Research

June 3, 2011

Educating for civic engagement

Highlighting the University's commitment to global citizenship, a group of international educators gathered at Emory recently to discuss approaches to fostering civic engagement in established and emerging democracies.

Held for the first time in the United States, the 7th annual CitizED International Conference (PDF) offered a forum for 50 university professors and researchers to share best practices in citizenship education.

The May 12-14 forum was jointly sponsored by Emory's Division of Educational Studies, Emory College of Arts and Sciences, the Laney Graduate School and the Office of International Affairs.

"Emory has emphasized global citizenship and engaged scholarship in the University strategic plan, encouraging citizens to be active in their local communities and at the national and global levels," says conference organizer and Charles Howard Candler Professor of Educational Studies Carole Hahn.

Hahn's own research compares citizenship models for educating multicultural youth in Denmark, England, Germany and the Netherlands.

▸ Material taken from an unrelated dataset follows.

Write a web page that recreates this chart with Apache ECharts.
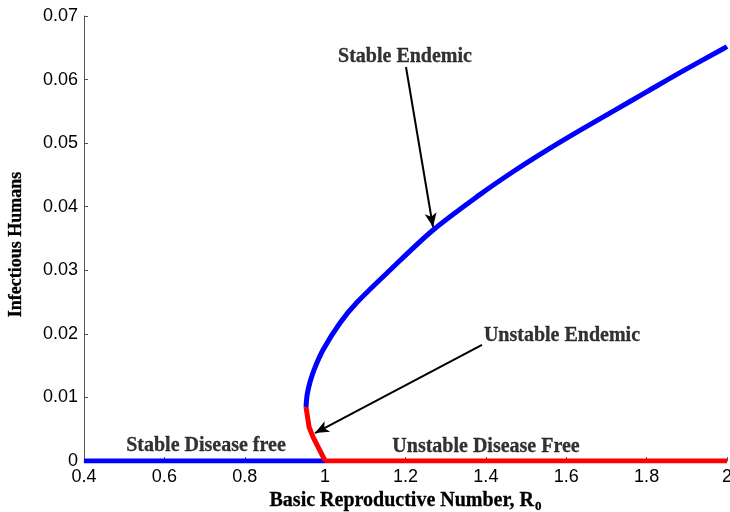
<!DOCTYPE html>
<html>
<head>
<meta charset="utf-8">
<script src="https://cdn.jsdelivr.net/npm/echarts@6/dist/echarts.min.js"></script>
<style>
  html, body { margin: 0; padding: 0; background: #fff; }
  #chart { width: 730px; height: 512px; }
</style>
</head>
<body>
<div id="chart"></div>
<script>
// Equilibrium branches of the model: infectious humans versus R0
const stableEndemic = [
  [0.9524, 0.0085], [0.9555, 0.0105], [0.9628, 0.0125], [0.9734, 0.0145],
  [0.995, 0.0175], [1.037, 0.0217], [1.080, 0.0250], [1.161, 0.0300],
  [1.268, 0.0363], [1.385, 0.0419], [1.4675, 0.0455], [1.552, 0.0489],
  [1.634, 0.0520], [1.716, 0.0550], [1.801, 0.0581], [1.883, 0.0611],
  [1.995, 0.0650], [2.0, 0.0652]
];
const unstableEndemic = [
  [0.9524, 0.0085], [0.960, 0.00535], [0.970, 0.00377], [0.995, 0.00063], [1.0, 0]
];
const stableDiseaseFree = [[0.4, 0], [1.0, 0]];
const unstableDiseaseFree = [[1.0, 0], [2.0, 0]];

// Annotation texts (placed at data coordinates)
const labelTexts = [
  { name: 'Stable Endemic', value: [1.1988, 0.06360] },
  { name: 'Unstable Endemic', value: [1.5894, 0.01970] },
  { name: 'Stable Disease free', value: [0.7036, 0.00236] },
  { name: 'Unstable Disease Free', value: [1.4003, 0.0022] }
];
// Arrows: [start, end] in data coordinates
const arrows = [
  [[1.2012, 0.06198], [1.2684, 0.03681]],
  [[1.3903, 0.01825], [0.9748, 0.0044]]
];

const xMin = 0.4, xMax = 2, xStep = 0.2;
const yMin = 0, yMax = 0.07, yStep = 0.01;

const serif = '"Liberation Serif", "Times New Roman", serif';
const sans = '"Liberation Sans", Arial, sans-serif';
const fmt = v => String(+v.toFixed(2));

const chart = echarts.init(document.getElementById('chart'));
chart.setOption({
  animation: false,
  grid: { left: 84, right: 3, top: 16, bottom: 51, outerBoundsMode: 'none', containLabel: false },
  xAxis: {
    type: 'value', min: xMin, max: xMax, interval: xStep,
    name: 'Basic Reproductive Number, R{sub|0}',
    nameLocation: 'middle', nameGap: 26,
    nameTextStyle: {
      fontFamily: serif, fontWeight: 'bold', fontSize: 20, color: '#000',
      textBorderColor: '#000', textBorderWidth: 0.3,
      rich: { sub: { fontFamily: serif, fontWeight: 'bold', fontSize: 13, color: '#000', textBorderColor: '#000', textBorderWidth: 0.3, padding: [12, 0, 0, 1] } }
    },
    axisLine: { show: true, lineStyle: { color: '#555', width: 1 } },
    axisTick: { show: true, inside: true, length: 4, lineStyle: { color: '#555' } },
    axisLabel: { formatter: fmt, fontFamily: sans, fontSize: 18, color: '#000', margin: 7 },
    splitLine: { show: false }
  },
  yAxis: {
    type: 'value', min: yMin, max: yMax, interval: yStep,
    name: 'Infectious Humans',
    nameLocation: 'middle', nameGap: 59, nameRotate: 90,
    nameTextStyle: {
      fontFamily: serif, fontWeight: 'bold', fontSize: 18, color: '#000',
      textBorderColor: '#000', textBorderWidth: 0.3, padding: [0, 12, 0, 0]
    },
    axisLine: { show: true, lineStyle: { color: '#555', width: 1 } },
    axisTick: { show: true, inside: true, length: 4, lineStyle: { color: '#555' } },
    axisLabel: { formatter: fmt, fontFamily: sans, fontSize: 18, color: '#000', margin: 6 },
    splitLine: { show: false }
  },
  series: [
    {
      name: 'Stable disease free', type: 'line', data: stableDiseaseFree,
      showSymbol: false, lineStyle: { color: '#0000ff', width: 5 }, z: 3
    },
    {
      name: 'Unstable disease free', type: 'line', data: unstableDiseaseFree,
      showSymbol: false, lineStyle: { color: '#ff0000', width: 5 }, z: 3
    },
    {
      name: 'Unstable endemic', type: 'line', data: unstableEndemic,
      showSymbol: false, lineStyle: { color: '#ff0000', width: 5 }, z: 3
    },
    {
      name: 'Stable endemic', type: 'line', data: stableEndemic, smooth: 0.3,
      showSymbol: false, lineStyle: { color: '#0000ff', width: 5 }, z: 4
    },
    {
      name: 'annotations', type: 'scatter', data: labelTexts,
      symbolSize: 0, z: 6,
      label: {
        show: true, position: 'inside', formatter: p => p.name,
        fontFamily: serif, fontWeight: 'bold', fontSize: 20, color: '#000',
        textBorderColor: '#000', textBorderWidth: 0.3
      },
      markLine: {
        silent: true, animation: false,
        symbol: ['none', 'arrow'], symbolSize: [9, 14],
        label: { show: false },
        lineStyle: { color: '#000', width: 2, type: 'solid' },
        data: arrows.map(a => [{ coord: a[0] }, { coord: a[1] }])
      }
    }
  ]
});
</script>
</body>
</html>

Atlanta was an ideal location for the conference, she says, given the city's rich history of youth involvement in staging boycotts, walkouts and sit-ins during the civil rights movement.

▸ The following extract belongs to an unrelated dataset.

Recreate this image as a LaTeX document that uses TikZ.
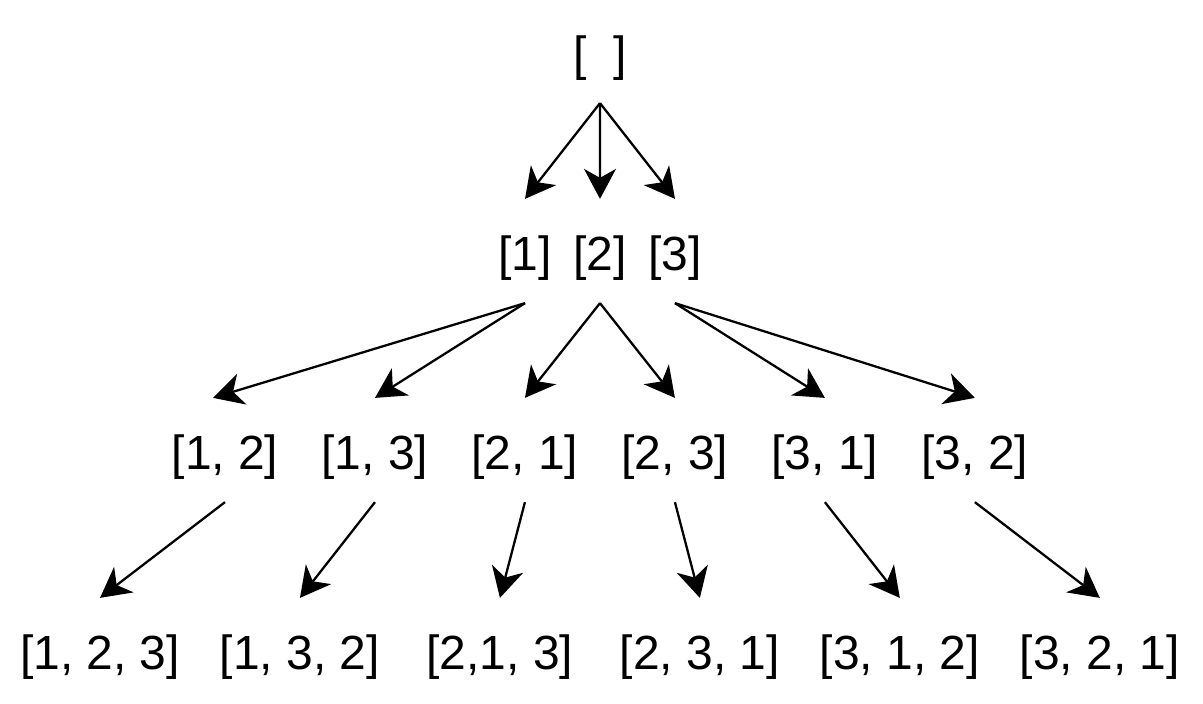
\documentclass[tikz,border=0pt]{standalone}
\usepackage{fontspec}
\setmainfont{Liberation Sans}
\usetikzlibrary{arrows.meta, positioning}

\begin{document}
\begin{tikzpicture}[x=0.02cm, y=-0.02cm, node distance=4cm, line width=1.3pt,
    link/.style={-{Stealth[length=6mm, width=6.4mm, inset=1.8mm]}},
    list/.style={anchor=base, inner sep=0pt, text height=1.4cm, text depth=0.64cm, font=\fontsize{27.3pt}{32pt}\selectfont}]
    \useasboundingbox (0,0) rectangle (1203,703);

    % Nodes
    \node [list] (r0) at (600,70) {[~~]};

    \node [list] (r1) at (525,270) {[1]};
    \node [list, right of=r1, node distance=1.5cm] (r2) {[2]};
    \node [list, right of=r2, node distance=1.5cm] (r3) {[3]};

    \node [list] (r12) at (225,469) {[1, 2]};
    \node [list, right of=r12, node distance=3cm] (r13) {[1, 3]};
    \node [list, right of=r13, node distance=3cm] (r21) {[2, 1]};
    \node [list, right of=r21, node distance=3cm] (r23) {[2, 3]};
    \node [list, right of=r23, node distance=3cm] (r31) {[3, 1]};
    \node [list, right of=r31, node distance=3cm] (r32) {[3, 2]};

    \node [list] (r123) at (100,669) {[1, 2, 3]};
    \node [list, right of=r123] (r132) {[1, 3, 2]};
    \node [list, right of=r132] (r213) {[2,1, 3]};
    \node [list, right of=r213] (r231) {[2, 3, 1]};
    \node [list, right of=r231] (r312) {[3, 1, 2]};
    \node [list, right of=r312] (r321) {[3, 2, 1]};

    % Arrows
    \draw [link] (r0.south) -- (r1.north);
    \draw [link] (r0.south) -- (r2.north);
    \draw [link] (r0.south) -- (r3.north);

    \draw [link] (r1.south) -- ([xshift=-0.24cm]r12.north);
    \draw [link] (r1.south) -- (r13.north);
    \draw [link] (r2.south) -- (r21.north);
    \draw [link] (r2.south) -- (r23.north);
    \draw [link] (r3.south) -- (r31.north);
    \draw [link] (r3.south) -- (r32.north);

    \draw [link] (r12.south) -- (r123.north);
    \draw [link] (r13.south) -- (r132.north);
    \draw [link] (r21.south) -- (r213.north);
    \draw [link] (r23.south) -- (r231.north);
    \draw [link] (r31.south) -- (r312.north);
    \draw [link] (r32.south) -- (r321.north);

\end{tikzpicture}
\end{document}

Eight Emory doctoral students in educational studies presented research as part of the event. Topics discussed ranged from U.S. high school teachers engaging students in politically sensitive topics to democracies in transition influencing human development and citizen participation.

Among the keynote speakers, Diana Hess, professor of curriculum and instruction at the University of Wisconsin-Madison, presented a study that considered how different teaching styles used by high school social studies teachers could influence political participation rates among students after graduation.

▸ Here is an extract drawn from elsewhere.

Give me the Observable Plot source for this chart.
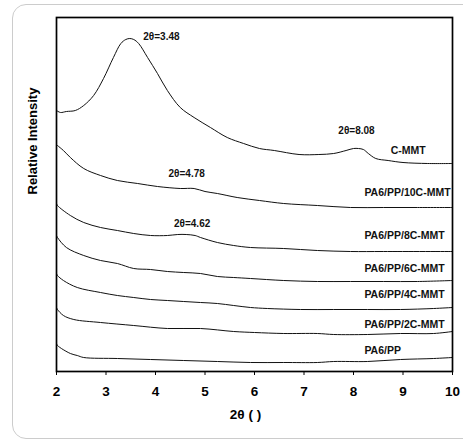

Controversial topics reap rewards

The four-year project found that teachers who came prepared to spark classroom discussions on controversial topics were rewarded with high levels of classroom participation and a sustained level of political engagement among students.

"Evidence can only get us so far," Hess noted. "There are really important ethical questions that deeply impact what teachers do." 

A school's social environment informs students as they set out to construct their own civic identities, says conference attendee and panelist Kathy Bickmore, an education professor at the University of Toronto.

 "The only way to give everyone a chance to be an empowered citizen is through education," she says.

Other panels explored how students' religious backgrounds relate to public life in pluralist democracies; Asian perspectives on citizenship; and political participation rates among those who may feel marginalized, including immigrants, the socioeconomically disadvantaged and lesbian, gay, bisexual and transgendered people.

"We inherit different civic cultures, depending on where we live, but we can also learn from one another," explains Hahn. "It's not a one-size-fits-all approach."

"The U.S. has a long tradition of teaching for citizenship," she continues. "What we realize now is that providing content alone is not enough. It's encouraging students to investigate on their own to become engaged public citizens."